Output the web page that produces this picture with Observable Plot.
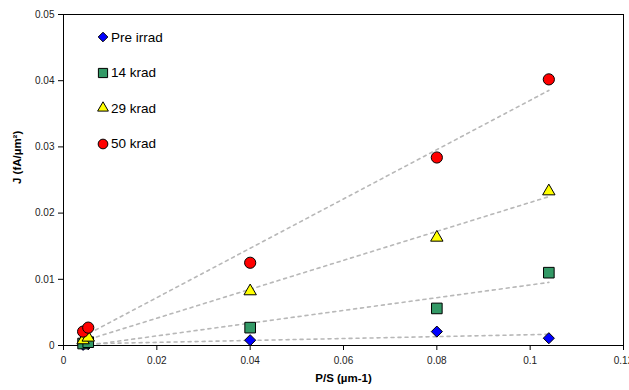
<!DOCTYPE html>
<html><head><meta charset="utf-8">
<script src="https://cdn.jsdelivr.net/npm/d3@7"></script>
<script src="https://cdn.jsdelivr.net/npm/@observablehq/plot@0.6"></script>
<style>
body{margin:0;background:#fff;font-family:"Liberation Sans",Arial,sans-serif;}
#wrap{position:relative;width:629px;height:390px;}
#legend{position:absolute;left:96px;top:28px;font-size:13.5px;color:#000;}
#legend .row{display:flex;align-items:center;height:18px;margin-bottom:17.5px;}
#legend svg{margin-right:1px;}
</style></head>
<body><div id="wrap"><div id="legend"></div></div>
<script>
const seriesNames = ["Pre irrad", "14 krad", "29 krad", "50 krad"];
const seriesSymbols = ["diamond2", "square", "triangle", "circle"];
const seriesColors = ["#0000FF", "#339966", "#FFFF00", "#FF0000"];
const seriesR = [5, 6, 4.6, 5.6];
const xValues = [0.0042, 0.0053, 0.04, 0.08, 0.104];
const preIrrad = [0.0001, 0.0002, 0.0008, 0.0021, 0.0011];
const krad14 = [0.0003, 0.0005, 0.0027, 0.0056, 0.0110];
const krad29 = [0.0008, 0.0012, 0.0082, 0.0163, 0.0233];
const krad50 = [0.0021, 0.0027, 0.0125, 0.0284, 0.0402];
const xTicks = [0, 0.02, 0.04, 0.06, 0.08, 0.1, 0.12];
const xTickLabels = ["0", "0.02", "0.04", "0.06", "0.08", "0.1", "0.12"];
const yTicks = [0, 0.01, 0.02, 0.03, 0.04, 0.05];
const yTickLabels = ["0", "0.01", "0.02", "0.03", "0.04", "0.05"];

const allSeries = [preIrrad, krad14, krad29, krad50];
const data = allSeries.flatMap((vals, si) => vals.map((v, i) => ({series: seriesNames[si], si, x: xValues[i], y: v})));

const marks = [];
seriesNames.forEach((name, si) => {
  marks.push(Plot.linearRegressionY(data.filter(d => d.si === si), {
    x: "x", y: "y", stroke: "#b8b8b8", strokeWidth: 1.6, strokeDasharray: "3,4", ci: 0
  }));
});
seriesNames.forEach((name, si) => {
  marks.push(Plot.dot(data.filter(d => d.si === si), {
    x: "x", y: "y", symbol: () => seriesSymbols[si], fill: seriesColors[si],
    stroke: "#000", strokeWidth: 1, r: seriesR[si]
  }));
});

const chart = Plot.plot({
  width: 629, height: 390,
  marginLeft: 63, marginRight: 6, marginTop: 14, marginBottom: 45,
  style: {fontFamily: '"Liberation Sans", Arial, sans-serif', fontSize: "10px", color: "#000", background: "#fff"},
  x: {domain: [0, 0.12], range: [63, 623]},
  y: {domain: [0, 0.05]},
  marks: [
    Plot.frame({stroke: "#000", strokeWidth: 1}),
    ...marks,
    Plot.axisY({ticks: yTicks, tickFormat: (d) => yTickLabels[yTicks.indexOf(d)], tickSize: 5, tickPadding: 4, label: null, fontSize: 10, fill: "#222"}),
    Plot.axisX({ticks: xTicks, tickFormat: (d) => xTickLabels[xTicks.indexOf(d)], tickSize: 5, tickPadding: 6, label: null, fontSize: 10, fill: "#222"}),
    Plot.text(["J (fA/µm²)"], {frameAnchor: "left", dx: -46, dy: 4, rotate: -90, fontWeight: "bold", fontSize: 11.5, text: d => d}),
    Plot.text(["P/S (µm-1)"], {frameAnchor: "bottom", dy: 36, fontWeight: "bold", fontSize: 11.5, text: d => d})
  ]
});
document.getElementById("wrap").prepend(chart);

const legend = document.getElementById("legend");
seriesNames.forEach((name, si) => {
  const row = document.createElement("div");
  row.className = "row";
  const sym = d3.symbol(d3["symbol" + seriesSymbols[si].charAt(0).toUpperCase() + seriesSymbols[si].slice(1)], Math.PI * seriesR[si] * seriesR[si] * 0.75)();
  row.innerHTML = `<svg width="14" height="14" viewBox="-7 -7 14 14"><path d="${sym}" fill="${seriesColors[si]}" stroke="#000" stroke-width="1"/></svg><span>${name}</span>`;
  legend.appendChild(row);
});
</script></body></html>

*-*-*

Objective: Repeat, exactly and in full, each line from the start of the data to the line that contains "const data = allSeries.flatMap((vals, si)". Pictures do not go in.

Exercise output:
Output the web page that produces this picture with Observable Plot.
<!DOCTYPE html>
<html><head><meta charset="utf-8">
<script src="https://cdn.jsdelivr.net/npm/d3@7"></script>
<script src="https://cdn.jsdelivr.net/npm/@observablehq/plot@0.6"></script>
<style>
body{margin:0;background:#fff;font-family:"Liberation Sans",Arial,sans-serif;}
#wrap{position:relative;width:629px;height:390px;}
#legend{position:absolute;left:96px;top:28px;font-size:13.5px;color:#000;}
#legend .row{display:flex;align-items:center;height:18px;margin-bottom:17.5px;}
#legend svg{margin-right:1px;}
</style></head>
<body><div id="wrap"><div id="legend"></div></div>
<script>
const seriesNames = ["Pre irrad", "14 krad", "29 krad", "50 krad"];
const seriesSymbols = ["diamond2", "square", "triangle", "circle"];
const seriesColors = ["#0000FF", "#339966", "#FFFF00", "#FF0000"];
const seriesR = [5, 6, 4.6, 5.6];
const xValues = [0.0042, 0.0053, 0.04, 0.08, 0.104];
const preIrrad = [0.0001, 0.0002, 0.0008, 0.0021, 0.0011];
const krad14 = [0.0003, 0.0005, 0.0027, 0.0056, 0.0110];
const krad29 = [0.0008, 0.0012, 0.0082, 0.0163, 0.0233];
const krad50 = [0.0021, 0.0027, 0.0125, 0.0284, 0.0402];
const xTicks = [0, 0.02, 0.04, 0.06, 0.08, 0.1, 0.12];
const xTickLabels = ["0", "0.02", "0.04", "0.06", "0.08", "0.1", "0.12"];
const yTicks = [0, 0.01, 0.02, 0.03, 0.04, 0.05];
const yTickLabels = ["0", "0.01", "0.02", "0.03", "0.04", "0.05"];

const allSeries = [preIrrad, krad14, krad29, krad50];
const data = allSeries.flatMap((vals, si) => vals.map((v, i) => ({series: seriesNames[si], si, x: xValues[i], y: v})));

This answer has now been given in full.